Does it cover schema and schema changes? We are currently at middle of migrating schema and schema changes in core (T191231) but I doubt extensions be able to pick that up any time soon, making them use the abstract schema right now doesn't make much sense to me but it can be part of the policy in two full releases (for example)
Also, is schema and schema change needs to follow the same abstractions as others? I'm working on a Doctrine-DBAL-based solution because mediawiki's DBAL doesn't give me "ALTER TABLE" abstractions.

I think what would be desirable, from the point of view of a developer, to know they can use some specific abstractions, and which ones they should use.

So for example:

  • If you need a relational datastore which supports ACID transactions and SQL syntax, the right interface to do so in MediaWiki is Foo
  • If you need to be able to write key-value data and you don't need persistence or strict consistency, you should use interface Bar

These interfaces should:

  • clearly offer specific guarantees in terms of consistency, availability, durability and multi-master write ability (among other things)
  • not be tied to a specific technology (so, as @Tgr correctly noticed, I don't think RedisConnectionPool qualifies)

This would allow the developers to write code being sure of what promises they're expecting, and the actual implementation of the interface can change technology in a deployment without huge issues.

I think the main question we need to answer first is - what classes of storage patterns are currently supported by MediaWiki?
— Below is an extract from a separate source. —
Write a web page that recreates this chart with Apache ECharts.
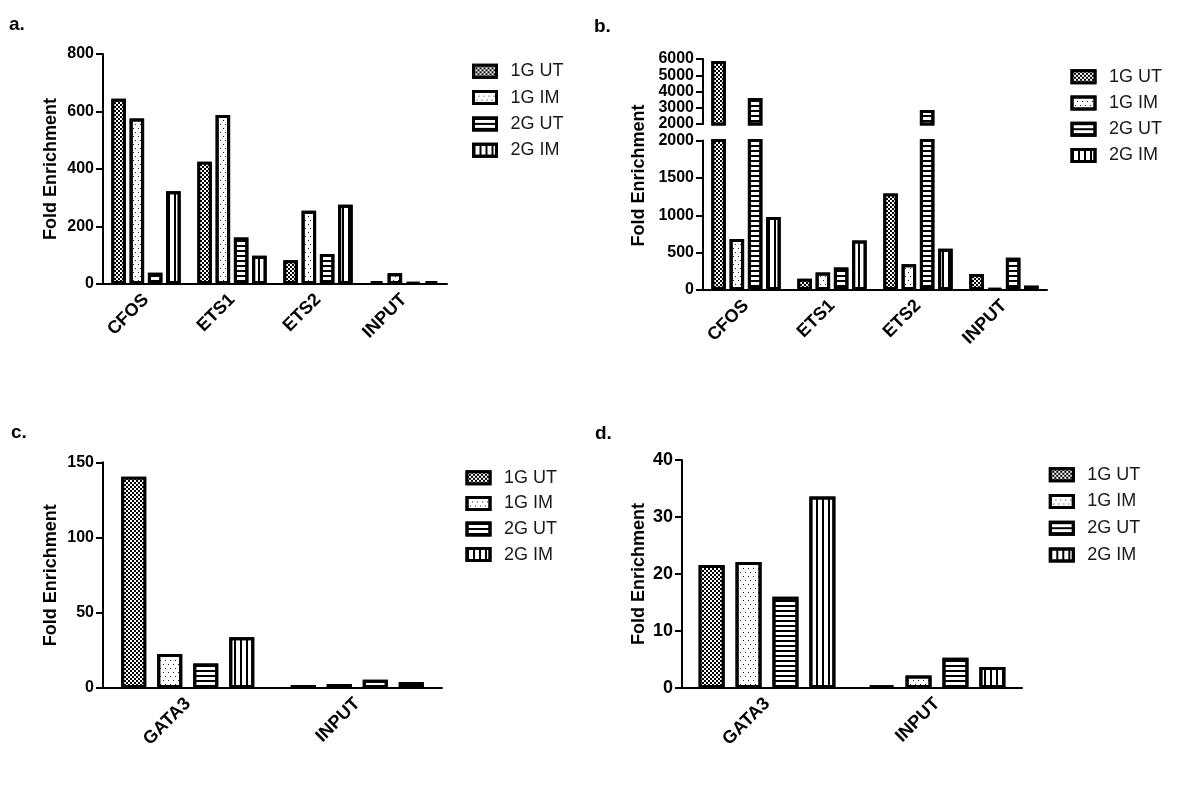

How do we map the current abstractions (at any level) to such patterns?

Krinkle renamed this task from Development policy: Require use of common storage abstractions to RFC: Development policy to require use of common storage abstractions.Apr 4 2020, 2:46 AM
Krinkle renamed this task from RFC: Development policy to require use of common storage abstractions to RFC: Require use of common storage abstractions (policy).May 3 2020, 11:19 PM
Krinkle updated the task description. (Show Details)

This task has no active project tags apart from one "radar" tag, so it is lingering. Should this remain open? If yes, please add an active project tag - thanks!